Another example of chromaticism can be found in Nicola Vicentino's L'aura Che 'l Verde Lauro et l'aureo Crine.

== Changes from the Renaissance ==
One of the biggest changes from the Renaissance to the Baroque era of music was the thought behind the lyrics of the music being created. During the Renaissance, more emphasis was put on the structure of the music and the movement of the lyrical lines. As musica reservata emerged in the late Renaissance as a genre of music, the compositional techniques of word-painting and expressionism in lyricism started gaining popularity and substance, leading to substantial changes in popular music for the time. Word painting and expressionism are two of the leading characteristics of the early Baroque period of music, and musica reservata helped usher in those compositional changes.

== Martin Luther's influence ==
Martin Luther had a substantial influence on musica reservata, and its popularity.

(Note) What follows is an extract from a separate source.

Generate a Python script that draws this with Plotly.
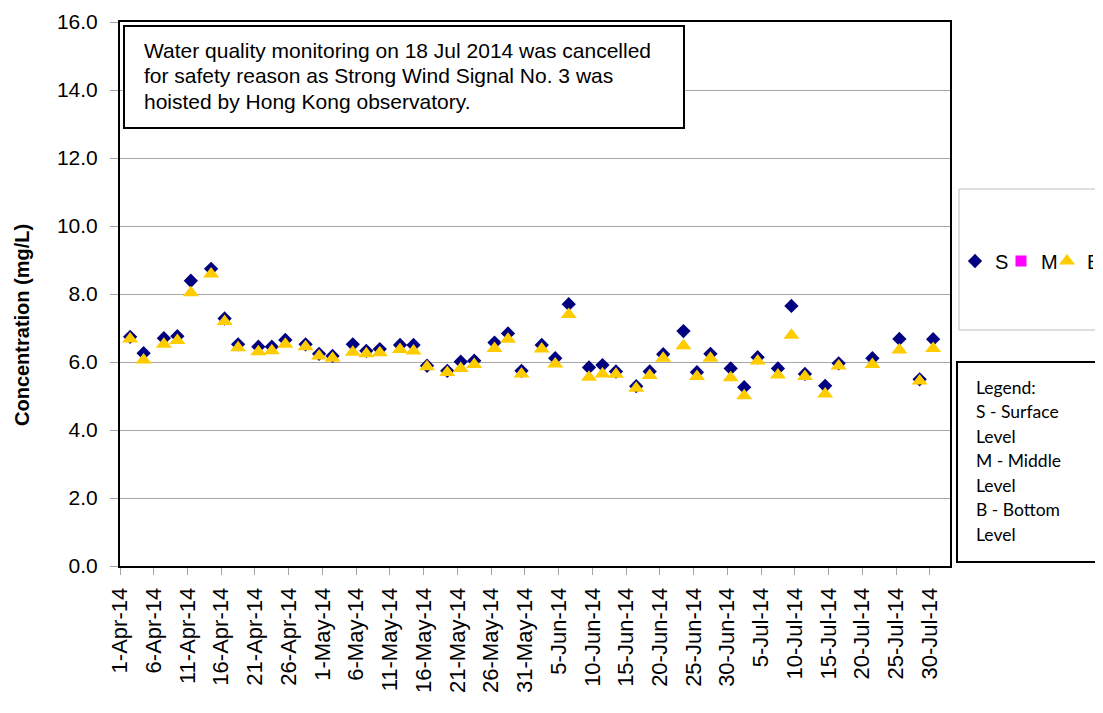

As an important historical figure in the Protestant reformation, Martin Luther was an advocate for music education, and believed in many of the musical ideas that define musica reservata as a genre, such as the influential power of music and the significance of Ancient Greek music traditions. Martin Luther wanted music used in the church to possess gifts of god, to be spontaneous, and influence listeners to behave in the ethical manners desired by the church. Luther commonly performed and listened to musica reservata in his personal home, and encouraged its use in the church, although it did not get widespread use.

== Humanism ==
Humanism started in Italy in the 14th century and later spread throughout Europe during the Renaissance. It was an intellectual movement that emphasized Greek & Roman texts, individuality, and human potential. The majority of interest shifted from the church to topics relating to arts, science, human expression, human achievements, human nature, and philosophy. This shift influenced all aspects of renaissance culture including art, music, literature, and politics.

Humanism influenced music due to the search for elegance and clarity of musical style and form . This resulted in a heavier emphasis on the text and emotional expression. Music from the musica reservata style is heavily emotional. Vocal pieces in particular were emphasizing text painting as a way to lean into human expression.

== Music secreta ==
Musica secreta is a similar concept to musica reservata, since the performances were private and meant for a certain audience. These performances were quite rare, and there are very few records of them. The repertoire performed was also considered "the rarest music" involving the most excellent instrumentalists and vocalists. The commonality between the two concepts is that they were both designated for wealthy groups such as noblemen. They were a rare occurrence and unopened to the public, making them a coveted occasion.